Self-Confessed Liar Restores Credibility

August 20, 1996

After strongly criticizing Joe Klein in this column for lying about being the author of "Primary Colors," I was confronted with an ethical problem of my own. Ed Rollins, also a confessed liar, was making a revisit to the Monitor breakfast forum where he had told us that the Christine Todd Whitman campaign in New Jersey, in which he was a top consultant, had paid $500,000 to black ministers to suppress the black vote. When this divulgence immediately stirred up a firestorm, Mr. Rollins said he had made it all up.

Should I open the door? Almost two years had passed since Rollins delivered this blow to his credibility and his career. He was flogged badly by just about everyone. For a while his income dried up. Most of his friends turned their backs on him. For months he faced a future that showed only bleakness.

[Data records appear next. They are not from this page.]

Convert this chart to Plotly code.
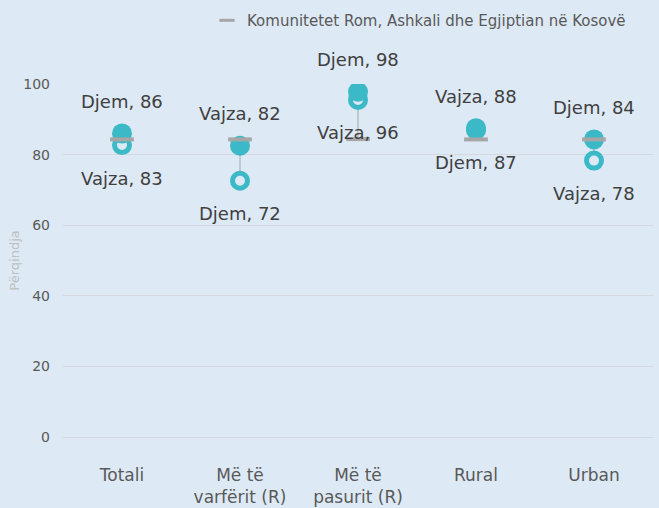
import plotly.graph_objects as go

categories = ["Totali", "Më të<br>varfërit (R)", "Më të<br>pasurit (R)", "Rural", "Urban"]
upper_values = [86, 82.5, 97.8, 87.5, 84.3]
upper_labels = ["Djem, 86", "Vajza, 82", "Djem, 98", "Vajza, 88", "Djem, 84"]
lower_values = [82.7, 72.6, 95.5, 87, 78.3]
lower_labels = ["Vajza, 83", "Djem, 72", "Vajza, 96", "Djem, 87", "Vajza, 78"]
community_values = [84.3, 84.3, 84.4, 84.3, 84.3]
community_name = "Komunitetet Rom, Ashkali dhe Egjiptian në Kosovë"

BG = "#dde9f5"
TEAL = "#3bb9c7"
GRAY = "#a6a6a6"
FONT = "DejaVu Sans, Verdana, sans-serif"

fig = go.Figure()

# high-low connecting lines
lx, ly = [], []
for c, a, b, r in zip(categories, upper_values, lower_values, community_values):
    lx += [c, c, None]
    ly += [min(a, b, r), max(a, b, r), None]
fig.add_trace(go.Scatter(x=lx, y=ly, mode="lines", line=dict(color=GRAY, width=1),
                         showlegend=False, hoverinfo="skip"))

fig.add_trace(go.Scatter(x=categories, y=lower_values, mode="markers", showlegend=False,
                         marker=dict(symbol="circle", size=15, color=BG,
                                     line=dict(color=TEAL, width=5))))
fig.add_trace(go.Scatter(x=categories, y=upper_values, mode="markers", showlegend=False,
                         marker=dict(symbol="circle", size=20, color=TEAL,
                                     line=dict(width=0))))
fig.add_trace(go.Scatter(x=categories, y=community_values, mode="markers", name=community_name,
                         showlegend=False,
                         marker=dict(symbol="line-ew", size=17, color=GRAY,
                                     line=dict(color=GRAY, width=4))))
# legend entry (smaller symbol, as in the reference legend)
fig.add_trace(go.Scatter(x=[None], y=[None], mode="markers", name=community_name,
                         marker=dict(symbol="line-ew", size=11, color=GRAY,
                                     line=dict(color=GRAY, width=3))))

for c, v, t in zip(categories, upper_values, upper_labels):
    fig.add_annotation(x=c, y=v, text=t, showarrow=False, yshift=32,
                       font=dict(family=FONT, size=18, color="#404040"))
for c, v, t in zip(categories, lower_values, lower_labels):
    fig.add_annotation(x=c, y=v, text=t, showarrow=False, yshift=-33,
                       font=dict(family=FONT, size=18, color="#404040"))

fig.update_layout(
    width=659, height=508,
    paper_bgcolor=BG, plot_bgcolor=BG,
    margin=dict(l=63, r=6, t=84, b=71),
    font=dict(family=FONT, color="#595959"),
    showlegend=True,
    legend=dict(orientation="h", x=631 / 659, xanchor="right", y=0.992, yanchor="top",
                yref="container", xref="container",
                bgcolor="rgba(0,0,0,0)", font=dict(size=15, color="#595959"),
                itemwidth=30),
)
fig.update_xaxes(range=[-0.5, 4.5], showgrid=False, showline=False, zeroline=False,
                 automargin=False,
                 tickfont=dict(size=17, color="#595959"), ticklabelstandoff=26)
fig.update_yaxes(range=[0, 100], dtick=20, showgrid=True, gridcolor="#d4d9de", gridwidth=1,
                 zeroline=True, zerolinecolor="#d4d9de", zerolinewidth=1, showline=False,
                 automargin=False,
                 tickfont=dict(size=14, color="#595959"), ticklabelstandoff=12,
                 title=dict(text="Përqindja", font=dict(size=13, color="#bfbfbf"), standoff=0))

fig.write_html("out.html", config={"displayModeBar": False},
               post_script="document.body.style.margin='0';")
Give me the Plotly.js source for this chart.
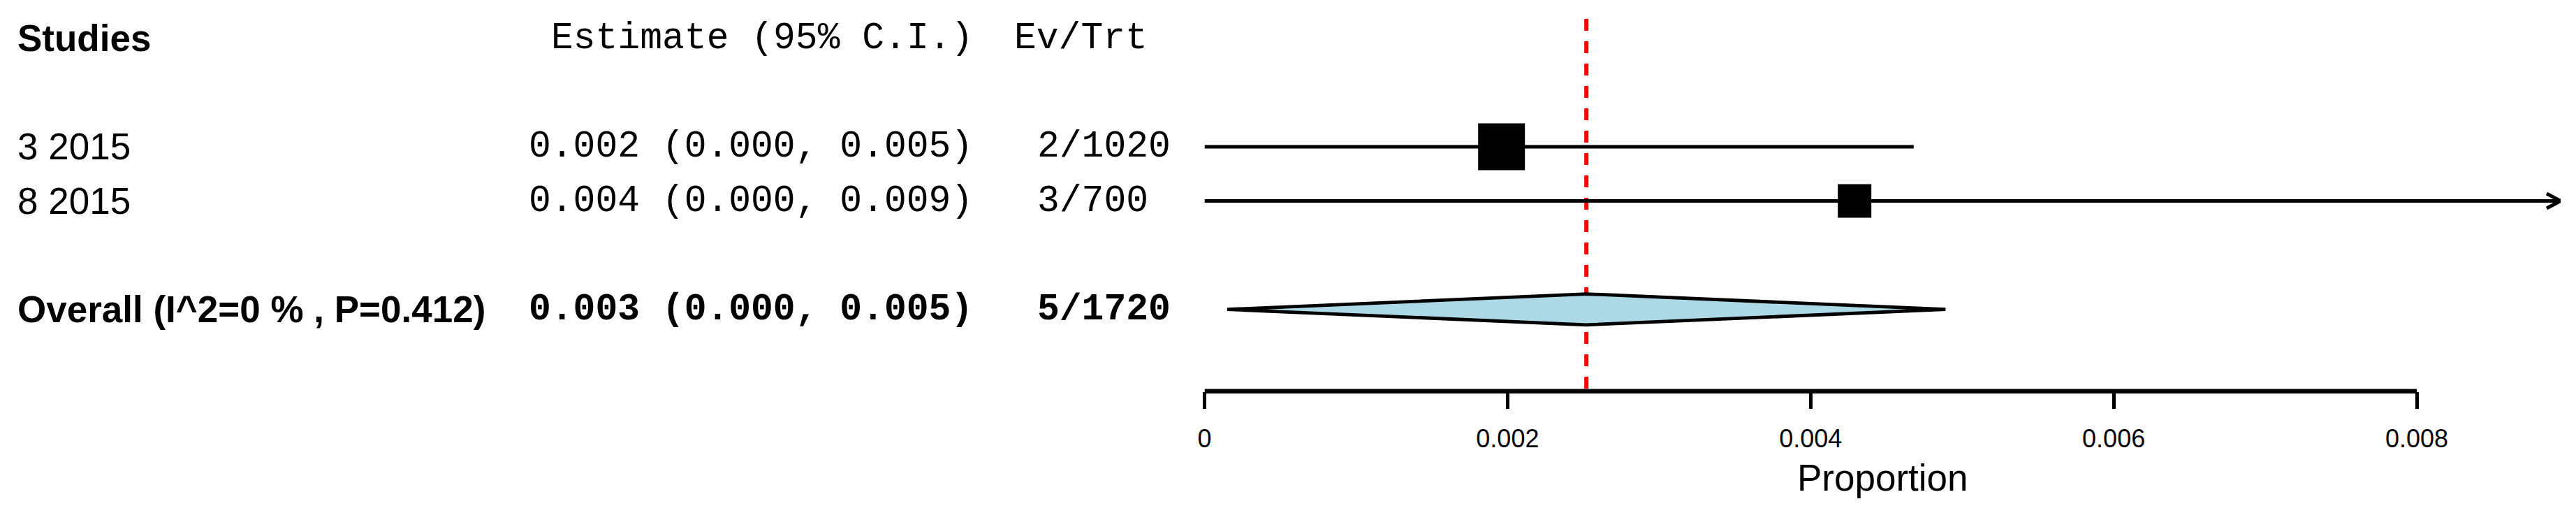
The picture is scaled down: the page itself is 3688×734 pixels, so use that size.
<!DOCTYPE html>
<html><head><meta charset="utf-8">
<script src="https://cdn.plot.ly/plotly-3.0.1.min.js"></script>
<style>html,body{margin:0;padding:0;background:#fff;} #chart{width:3688px;height:734px;}</style>
</head><body><div id="chart"></div>
<script>
// ---- data ----
const studies = ["3 2015", "8 2015"];
const events = [2, 3];
const totals = [1020, 700];
const estimates = [0.00196, 0.00429];
const ciLower = [0.0, 0.0];
const ciUpper = [0.00468, 0.00913];
const overallLabel = "Overall (I^2=0 % , P=0.412)";
const overallEstimate = 0.00252;
const overallLower = 0.00015;
const overallUpper = 0.00489;
const tickValues = [0, 0.002, 0.004, 0.006, 0.008];
const tickLabels = ["0", "0.002", "0.004", "0.006", "0.008"];
const headers = ["Studies", "Estimate (95% C.I.)", "Ev/Trt"];
const axisTitle = "Proportion";

// ---- layout / style ----
const W = 3688, H = 734;
const SANS = 'Arial, "Liberation Sans", sans-serif';
const MONO = '"Courier New", "Liberation Mono", monospace';
const xMax = 0.0089495;             // plotting limit (arrow clip)
const axisEnd = 0.008;
const xDomain = [1724.5 / W, 3666 / W];
const yRange = [-2.754, 6.705];
const headerRow = 6, studyRows = [4, 3], overallRow = 1, axisY = -0.51, refTop = 6.357;
const axisPaper = (axisY - yRange[0]) / (yRange[1] - yRange[0]);
const boxSizes = [67, 48];
const LW = 5;
const fmt = v => v.toFixed(3);

const traces = [];
// CI lines
const lx = [], ly = [];
studies.forEach((s, i) => {
  lx.push(ciLower[i], Math.min(ciUpper[i], xMax), null);
  ly.push(studyRows[i], studyRows[i], null);
});
traces.push({x: lx, y: ly, mode: 'lines', line: {color: '#000', width: LW}, hoverinfo: 'skip'});
// arrows for truncated CIs
const ax = [], ay = [];
const dx = 0.0000922, dy = 0.135;
studies.forEach((s, i) => {
  if (ciUpper[i] > xMax) {
    ax.push(xMax - dx, xMax, xMax - dx, null);
    ay.push(studyRows[i] + dy, studyRows[i], studyRows[i] - dy, null);
  }
});
traces.push({x: ax, y: ay, mode: 'lines', line: {color: '#000', width: LW}, hoverinfo: 'skip'});
// boxes
traces.push({x: estimates, y: studyRows, mode: 'markers',
  marker: {symbol: 'square', color: '#000', opacity: 1, size: boxSizes, line: {width: 0}}, hoverinfo: 'skip'});
// diamond
const dh = 0.285;
traces.push({x: [overallLower, overallEstimate, overallUpper, overallEstimate, overallLower],
  y: [overallRow, overallRow + dh, overallRow, overallRow - dh, overallRow],
  mode: 'lines', fill: 'toself', fillcolor: '#ADD8E6', line: {color: '#000', width: 4.8}, hoverinfo: 'skip'});

// annotations
const ann = [];
function txt(px, y, t, family, bold) {
  ann.push({xref: 'paper', yref: 'y', x: px / W, y: y, text: t, showarrow: false,
    xanchor: 'left', yanchor: 'middle', borderpad: 0,
    font: {family: family, size: 53, color: '#000', weight: bold ? 700 : 400}});
}
txt(24, headerRow, headers[0], SANS, true);
txt(788, headerRow, headers[1], MONO, false);
txt(1451, headerRow, headers[2], MONO, false);
studies.forEach((s, i) => {
  txt(24, studyRows[i], s, SANS, false);
  txt(756, studyRows[i], `${fmt(estimates[i])} (${fmt(ciLower[i])}, ${fmt(ciUpper[i])})`, MONO, false);
  txt(1484, studyRows[i], `${events[i]}/${totals[i]}`, MONO, false);
});
const sumE = events.reduce((a, b) => a + b, 0), sumT = totals.reduce((a, b) => a + b, 0);
txt(24, overallRow, overallLabel, SANS, true);
txt(756, overallRow, `${fmt(overallEstimate)} (${fmt(overallLower)}, ${fmt(overallUpper)})`, MONO, true);
txt(1484, overallRow, `${sumE}/${sumT}`, MONO, true);

const layout = {
  width: W, height: H, margin: {l: 0, r: 0, t: 0, b: 0},
  paper_bgcolor: '#fff', plot_bgcolor: '#fff', showlegend: false,
  xaxis: {domain: xDomain, range: [0, xMax], anchor: 'free', position: axisPaper,
    showline: false, showgrid: false, zeroline: false, automargin: false, fixedrange: true,
    ticks: 'outside', ticklen: 24, tickwidth: 5, tickcolor: '#000',
    tickmode: 'array', tickvals: tickValues, ticktext: tickLabels, ticklabelstandoff: 12,
    tickfont: {family: SANS, size: 36, color: '#000'},
    title: {text: axisTitle, font: {family: SANS, size: 53, color: '#000'}, standoff: 17}},
  yaxis: {range: yRange, visible: false, fixedrange: true},
  shapes: [
    {type: 'line', layer: 'below', xref: 'x', yref: 'y', x0: overallEstimate, x1: overallEstimate, y0: refTop, y1: axisY,
      line: {color: '#FF0000', width: 6, dash: '17px,15px'}},
    {type: 'line', layer: 'above', xref: 'x', yref: 'y', x0: 0, x1: axisEnd, y0: axisY, y1: axisY,
      line: {color: '#000', width: 6.5}}
  ],
  annotations: ann
};
Plotly.newPlot('chart', traces, layout, {displayModeBar: false, staticPlot: true});
</script></body></html>
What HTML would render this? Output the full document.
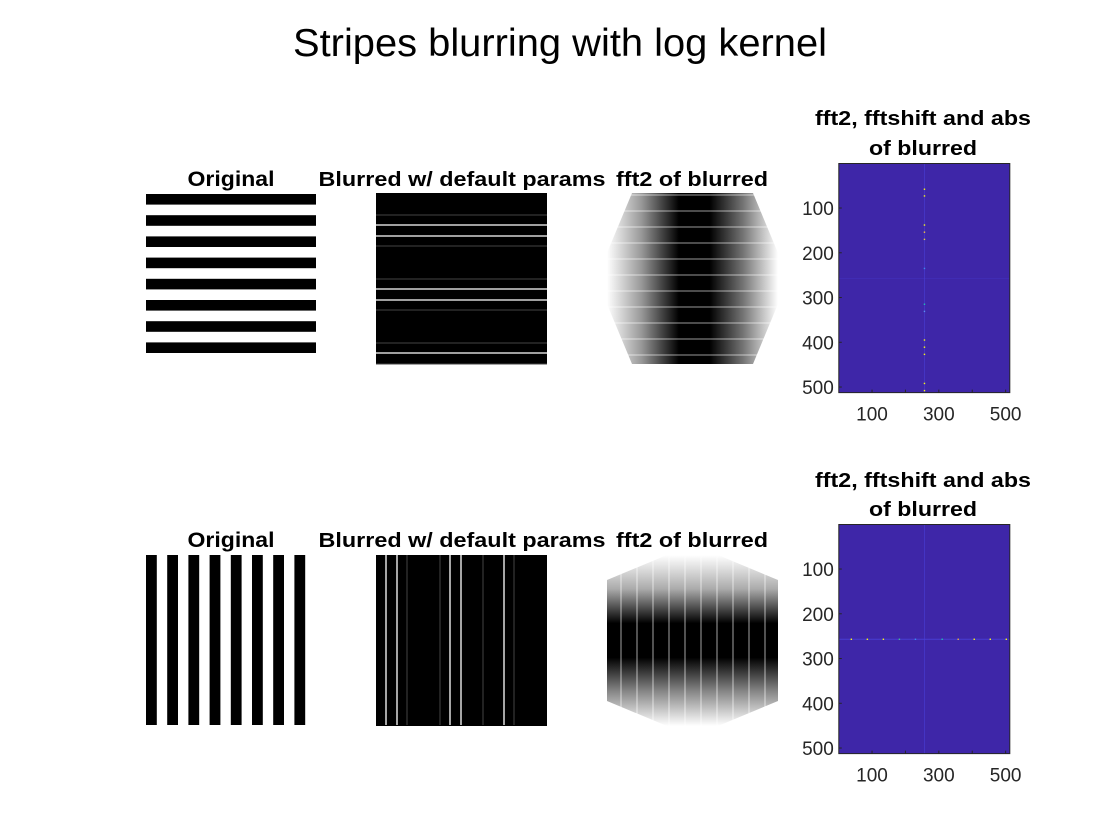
<!DOCTYPE html>
<html><head><meta charset="utf-8"><style>
html,body{margin:0;padding:0;background:#fff;}
svg{display:block;font-family:"Liberation Sans",Arial,sans-serif;}
</style></head><body>
<svg id="fig" width="1120" height="840" viewBox="0 0 1120 840">
<defs>
<linearGradient id="gh" x1="0" x2="1" y1="0" y2="0">
<stop offset="0" stop-color="#fff"/><stop offset="0.2" stop-color="#999"/><stop offset="0.42" stop-color="#000"/><stop offset="0.6" stop-color="#000"/><stop offset="0.8" stop-color="#777"/><stop offset="1" stop-color="#fff"/>
</linearGradient>
<linearGradient id="gv" x1="0" x2="0" y1="0" y2="1">
<stop offset="0" stop-color="#fff"/><stop offset="0.2" stop-color="#aaa"/><stop offset="0.4" stop-color="#000"/><stop offset="0.6" stop-color="#000"/><stop offset="0.8" stop-color="#888"/><stop offset="1" stop-color="#fff"/>
</linearGradient>
</defs>
<text x="560" y="56" text-anchor="middle" font-size="39" fill="#000" textLength="534" lengthAdjust="spacingAndGlyphs">Stripes blurring with log kernel</text>
<g id="plots"></g>
</svg>
<script>
const ns='http://www.w3.org/2000/svg';
const g=document.getElementById('plots');
function mk(tag,attrs,parent){const e=document.createElementNS(ns,tag);for(const k in attrs)e.setAttribute(k,attrs[k]);(parent||g).appendChild(e);return e;}
// data
const stripeCount=8;
const topBlurWhite=[225,236,289,300,353];
const topBlurGray=[215,246,279,310,343,364];
const botBlurWhite=[386,397,450,461,504];
const botBlurGray=[407,440,483,514];
const topPeakRows=[58,73,138,154,170,235,315,331,395,411,427,492,508];
const topPeakColors=['#f9fb0e','#f9fb0e','#f9fb0e','#f5c43a','#e0d040','#3a8cf0','#20c0b0','#5a90f0','#f9fb0e','#f9fb0e','#f9fb0e','#f9fb0e','#f9fb0e'];
const botPeakCols=[38,86,134,182,230,310,358,406,454,502];
const botPeakColors=['#f9fb0e','#f9fb0e','#f9fb0e','#40c090','#3a8cf0','#20c0b0','#f5b040','#f9fb0e','#f9fb0e','#f9fb0e'];
const tickVals=[100,200,300,400,500];
const xTickVals=[100,300,500];
const rows=[{y0:193,hy:163.5,title1:125,title2:155,sub:186,horiz:true},{y0:555,hy:524.5,title1:487,title2:516,sub:547,horiz:false}];

rows.forEach((r,ri)=>{
  let t;
  t=mk('text',{x:231,y:r.sub,'text-anchor':'middle','font-size':21,'font-weight':'bold',textLength:87,lengthAdjust:'spacingAndGlyphs'});t.textContent='Original';
  
  
  t=mk('text',{x:462,y:r.sub,'text-anchor':'middle','font-size':20,'font-weight':'bold',textLength:287,lengthAdjust:'spacingAndGlyphs'});t.textContent='Blurred w/ default params';
  
  
  t=mk('text',{x:692,y:r.sub,'text-anchor':'middle','font-size':20,'font-weight':'bold',textLength:152,lengthAdjust:'spacingAndGlyphs'});t.textContent='fft2 of blurred';
  
  
  for(let i=0;i<stripeCount;i++){
    let s;
    if(r.horiz) s=mk('rect',{x:146,y:194+i*21.2,width:170,height:10.6,fill:'#000'});
    else s=mk('rect',{x:146+i*21.2,y:555,width:10.8,height:170,fill:'#000'});
    
    
  }
  let b=mk('rect',{x:376,y:r.y0,width:171,height:171,fill:'#000'});
  
  
  (r.horiz?topBlurGray:botBlurGray).forEach(v=>{
    let l=r.horiz?mk('line',{x1:376,x2:547,y1:v,y2:v,stroke:'#444','stroke-width':1}):mk('line',{y1:555,y2:725,x1:v,x2:v,stroke:'#444','stroke-width':1});
    
    
  });
  (r.horiz?topBlurWhite:botBlurWhite).forEach(v=>{
    let l=r.horiz?mk('line',{x1:376,x2:547,y1:v,y2:v,stroke:'#fff','stroke-width':1.3}):mk('line',{y1:555,y2:725,x1:v,x2:v,stroke:'#fff','stroke-width':1.3});
    
    
  });
  let f=mk('rect',{x:607,y:r.y0,width:171,height:171,fill:r.horiz?'url(#gh)':'url(#gv)'});
  
  
  const x0=607,y0=r.y0,x1=778,y1=r.y0+171;
  let corners;
  if(r.horiz) corners=[[x0,y0,x0+25,y0,x0,y0+60],[x1,y0,x1-25,y0,x1,y0+60],[x0,y1,x0+25,y1,x0,y1-60],[x1,y1,x1-25,y1,x1,y1-60]];
  else corners=[[x0,y0,x0+60,y0,x0,y0+25],[x1,y0,x1-60,y0,x1,y0+25],[x0,y1,x0+60,y1,x0,y1-25],[x1,y1,x1-60,y1,x1,y1-25]];
  corners.forEach(c=>{let p=mk('polygon',{points:c[0]+','+c[1]+' '+c[2]+','+c[3]+' '+c[4]+','+c[5],fill:'#fff'});
    
    });
  for(let i=0;i<12;i++){
    let l=r.horiz?mk('line',{x1:x0,x2:x1,y1:y0+2+i*16,y2:y0+2+i*16,stroke:'#fff','stroke-width':0.8,opacity:0.8}):mk('line',{y1:y0,y2:y1,x1:x0+14+i*16,x2:x0+14+i*16,stroke:'#fff','stroke-width':0.8,opacity:0.8});
    
    
  }
  const hx0=838.8, sx=0.334, sy=0.4475;
  const X=u=>hx0+(u-0.5)*sx, Y=u=>r.hy+(u-0.5)*sy;
  t=mk('text',{x:923,y:r.title1,'text-anchor':'middle','font-size':20,'font-weight':'bold',textLength:216,lengthAdjust:'spacingAndGlyphs'});t.textContent='fft2, fftshift and abs';
  
  
  t=mk('text',{x:923,y:r.title2,'text-anchor':'middle','font-size':20,'font-weight':'bold',textLength:108,lengthAdjust:'spacingAndGlyphs'});t.textContent='of blurred';
  
  
  let h=mk('rect',{x:X(0.5),y:Y(0.5),width:X(512.5)-X(0.5),height:Y(512.5)-Y(0.5),fill:'#3e26a8'});
  
  
  let cl=mk('line',{x1:X(257),x2:X(257),y1:Y(0.5),y2:Y(512.5),stroke:'#4a40d8','stroke-width':0.8,opacity:0.7});
  
  
  let rl=mk('line',{x1:X(0.5),x2:X(512.5),y1:Y(257),y2:Y(257),stroke:'#4a40d8','stroke-width':r.horiz?0.6:1,opacity:r.horiz?0.4:0.9});
  
  
  if(r.horiz){
    topPeakRows.forEach((v,i)=>{let c=mk('rect',{x:X(257)-0.7,y:Y(v)-0.7,width:1.4,height:1.4,fill:topPeakColors[i]});
      
      });
  } else {
    botPeakCols.forEach((v,i)=>{let c=mk('rect',{x:X(v)-0.7,y:Y(257)-0.7,width:1.4,height:1.4,fill:botPeakColors[i]});
      
      });
  }
  let fr=mk('rect',{x:X(0.5),y:Y(0.5),width:X(512.5)-X(0.5),height:Y(512.5)-Y(0.5),fill:'none',stroke:'#262626','stroke-width':1});
  
  
  tickVals.forEach(v=>{
    let tk=mk('line',{x1:X(0.5),x2:X(0.5)+3,y1:Y(v),y2:Y(v),stroke:'#262626'});
    
    
    let tl=mk('text',{x:X(0.5)-5,y:Y(v)+7,'text-anchor':'end','font-size':19,fill:'#262626'});tl.textContent=v;
    
    
  });
  [100,200,300,400,500].forEach(v=>{
    let tk=mk('line',{x1:X(v),x2:X(v),y1:Y(512.5),y2:Y(512.5)-3,stroke:'#262626'});
    
    
  });
  xTickVals.forEach(v=>{
    let tl=mk('text',{x:X(v),y:Y(512.5)+28,'text-anchor':'middle','font-size':19,fill:'#262626'});tl.textContent=v;
    
    
  });
});
</script>
</body></html>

Very slowly he forged a comeback until he was finally allowed to strut his stuff once again as a consultant in the Ross Perot (a short-lived role), Michael Huffington, and George Nethercutt campaigns. When Mr. Nethercutt knocked off former Speaker Tom Foley, Rollins, as the political architect of that victory, was once again an accepted member of the political-consultant fraternity. But his respectability? That is still in question.

I had no trouble in deciding to bring Rollins back to meet with our press group. He wasn't coming in to try to say he was other than what he had confessed to be: A liar. Of what he had done, he had said, "Lying is the unforgivable sin," and that he expected to bear that brand forever.

But how long do you beat on someone who has done wrong, but very quickly admits it and apologizes? Where is forgiveness? Also, I felt that each journalist at our breakfast table could decide for himself or herself whether to find credibility in Rollins' views on the political scene.

A large body of journalists showed up to listen to Rollins at that breakfast and at another Monitor breakfast get-together of journalists at the San Diego convention. The old eagerness among media people to hear Rollins's shrewd political observations is back again - just as Rollins is for certain back again.

While Bob Dole's situation was eons removed from that of Rollins, he, too, was suffering from a credibility problem of a different kind: Too many voters - too many Republicans - were not finding his candidacy to be a credible one. Even before the official campaign was under way, the electorate seemed to be turning its back on the Kansan.

Yet, within a few short days Mr. Dole's candidacy was reinvigorated. First, he picked Jack Kemp - arguably the party's most popular leader - as his running mate. Then Colin Powell delivered a powerful, healing speech. This was followed by Elizabeth Dole's boffo performance and the effective acceptance speech by the presidential candidate himself. And before the convention was over, Dole was in command of a Republican Party that had pulled out of its despair and thought it had a chance of winning.

While Rollins devoted a good part of his comments at his preconvention breakfast with reporters in Washington to explaining and apologizing for past misdeeds, he was back in his old role as a purveyor of political wisdom when he sat with this same Monitor group in San Diego.

He expresses hope for Dole - but not too much. He believes the Dole-Kemp team has been so rejuvenated by the convention that it can become a strong contender. But, at the same time, he sees some big obstacles looming: An adversary he rates as "one of the three best campaigners of all time - the others being Reagan and Kennedy," - and a gender gap that may be slow to yield to the women's perception of Dole as being "hard-edged" and insensitive to their needs.

To these words the reporters listened intently. Rollins once again is being taken seriously and, after the convention, so is Bob Dole. Now on to Chicago and the Democrats.